Synopsys also acknowleges ORA's strong identity within the optics sector. Although the business will become part of its SEG, that identity will be maintained: "We recognize the value in the ORA brand and expect this to be retained for the foreseeable future," a company spokeswoman said. "ORA has in place an extensive worldwide sales distribution and support network. It is our intention to retain the existing distributors."
George Bayz, ORA's president and CEO, will stay with the company following the change in ownership, along with "the majority" of the company's executive management team, Synopsys confirmed. ORA's sites in Pasadena and Tucson will remain, while its Westborough facility will be integrated into Synopsys' Marlboro, Massachusetts, office.

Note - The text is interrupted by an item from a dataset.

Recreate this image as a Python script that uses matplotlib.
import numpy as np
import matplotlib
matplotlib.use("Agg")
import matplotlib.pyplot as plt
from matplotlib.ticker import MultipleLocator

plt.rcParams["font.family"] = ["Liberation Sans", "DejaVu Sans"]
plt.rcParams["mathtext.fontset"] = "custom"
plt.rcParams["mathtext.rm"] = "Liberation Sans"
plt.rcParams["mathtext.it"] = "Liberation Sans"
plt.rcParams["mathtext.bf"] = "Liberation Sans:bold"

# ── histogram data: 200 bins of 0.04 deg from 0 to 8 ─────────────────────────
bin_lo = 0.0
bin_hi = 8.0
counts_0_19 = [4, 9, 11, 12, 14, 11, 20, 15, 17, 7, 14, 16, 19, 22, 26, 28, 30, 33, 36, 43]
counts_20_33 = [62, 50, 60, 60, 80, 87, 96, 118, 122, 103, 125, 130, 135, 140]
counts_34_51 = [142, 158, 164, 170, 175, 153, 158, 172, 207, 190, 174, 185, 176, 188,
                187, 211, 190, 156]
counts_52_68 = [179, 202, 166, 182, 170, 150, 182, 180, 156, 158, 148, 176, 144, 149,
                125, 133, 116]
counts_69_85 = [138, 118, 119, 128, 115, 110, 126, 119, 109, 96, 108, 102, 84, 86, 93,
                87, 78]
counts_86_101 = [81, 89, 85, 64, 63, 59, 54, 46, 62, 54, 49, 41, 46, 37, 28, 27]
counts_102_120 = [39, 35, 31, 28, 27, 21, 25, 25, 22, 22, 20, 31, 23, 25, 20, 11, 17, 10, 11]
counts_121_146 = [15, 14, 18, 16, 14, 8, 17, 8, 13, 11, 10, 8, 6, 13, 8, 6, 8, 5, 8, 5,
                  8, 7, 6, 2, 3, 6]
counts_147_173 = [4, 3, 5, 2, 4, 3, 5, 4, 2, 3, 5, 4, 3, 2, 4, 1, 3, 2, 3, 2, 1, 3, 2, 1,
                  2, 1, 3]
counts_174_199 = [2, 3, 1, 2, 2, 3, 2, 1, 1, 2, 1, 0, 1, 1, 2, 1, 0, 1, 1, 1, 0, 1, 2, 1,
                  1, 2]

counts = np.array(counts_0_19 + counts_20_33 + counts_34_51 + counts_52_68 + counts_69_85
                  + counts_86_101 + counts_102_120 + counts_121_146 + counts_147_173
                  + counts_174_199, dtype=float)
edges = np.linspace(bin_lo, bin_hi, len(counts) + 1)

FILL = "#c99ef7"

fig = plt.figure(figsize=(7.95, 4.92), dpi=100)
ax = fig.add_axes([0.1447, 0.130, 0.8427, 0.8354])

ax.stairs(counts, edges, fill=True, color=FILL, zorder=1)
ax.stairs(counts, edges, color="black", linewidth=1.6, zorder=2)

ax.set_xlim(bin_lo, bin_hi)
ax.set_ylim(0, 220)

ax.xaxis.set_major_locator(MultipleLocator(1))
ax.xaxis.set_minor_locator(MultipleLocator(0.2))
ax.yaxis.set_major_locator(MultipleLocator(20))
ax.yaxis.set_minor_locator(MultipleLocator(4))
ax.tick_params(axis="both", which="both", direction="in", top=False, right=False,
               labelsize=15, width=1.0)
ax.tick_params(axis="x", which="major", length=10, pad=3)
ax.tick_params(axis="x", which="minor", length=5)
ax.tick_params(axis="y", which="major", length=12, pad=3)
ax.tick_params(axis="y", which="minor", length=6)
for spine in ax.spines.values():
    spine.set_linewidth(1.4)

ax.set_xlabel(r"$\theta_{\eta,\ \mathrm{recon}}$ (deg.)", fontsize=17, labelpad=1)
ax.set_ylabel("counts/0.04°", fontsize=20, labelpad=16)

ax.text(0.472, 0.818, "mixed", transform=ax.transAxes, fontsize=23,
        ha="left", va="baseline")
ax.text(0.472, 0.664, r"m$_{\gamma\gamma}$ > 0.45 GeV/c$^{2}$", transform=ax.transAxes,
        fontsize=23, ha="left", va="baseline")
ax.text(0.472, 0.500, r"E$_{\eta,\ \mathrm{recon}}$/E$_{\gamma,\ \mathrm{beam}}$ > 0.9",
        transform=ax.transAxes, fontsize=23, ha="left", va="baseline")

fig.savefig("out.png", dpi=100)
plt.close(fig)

Synopsys estimates the total addressable market for ORA's optics software at more than $50 million currently, with the LED sector providing a strong impetus. "The market is expected to expand rapidly with the growth in LED lighting," said the company. "Growth of the overall high-brightness LED market is greater than 20 percent. The growth of the software focused on LED is slightly less than that, approximately 12 to 15 percent."
Likewise, the FLIR/ICx deal is an acknowledgement of the growing importance of advanced sensing technologies for defense and security applications. And while the technologies employed by ICx are many and varied, photonics is key to some: among its explosives-detecting products are a Raman-based screening system for bottled liquids and a fluorescence system capable of detecting military-grade compounds.
On a smaller scale, the growing market for high-specification infrared imaging is the key reason behind IQE’s latest acquisition. The GaSb and InSb materials in which Galaxy specializes form the basis for sensitive detectors operating in the mid- and long-wave infrared spectral range.
Examples of their usefulness include the Fourier transform hyperspectral imaging spectrometer recently introduced by ABB Analytical, an instrument using two detection modules and based around an InSb detector that extends the useful detection range to a high sensitivity in the infrared region, enabling long-range stand-off sensing of dangerous gases.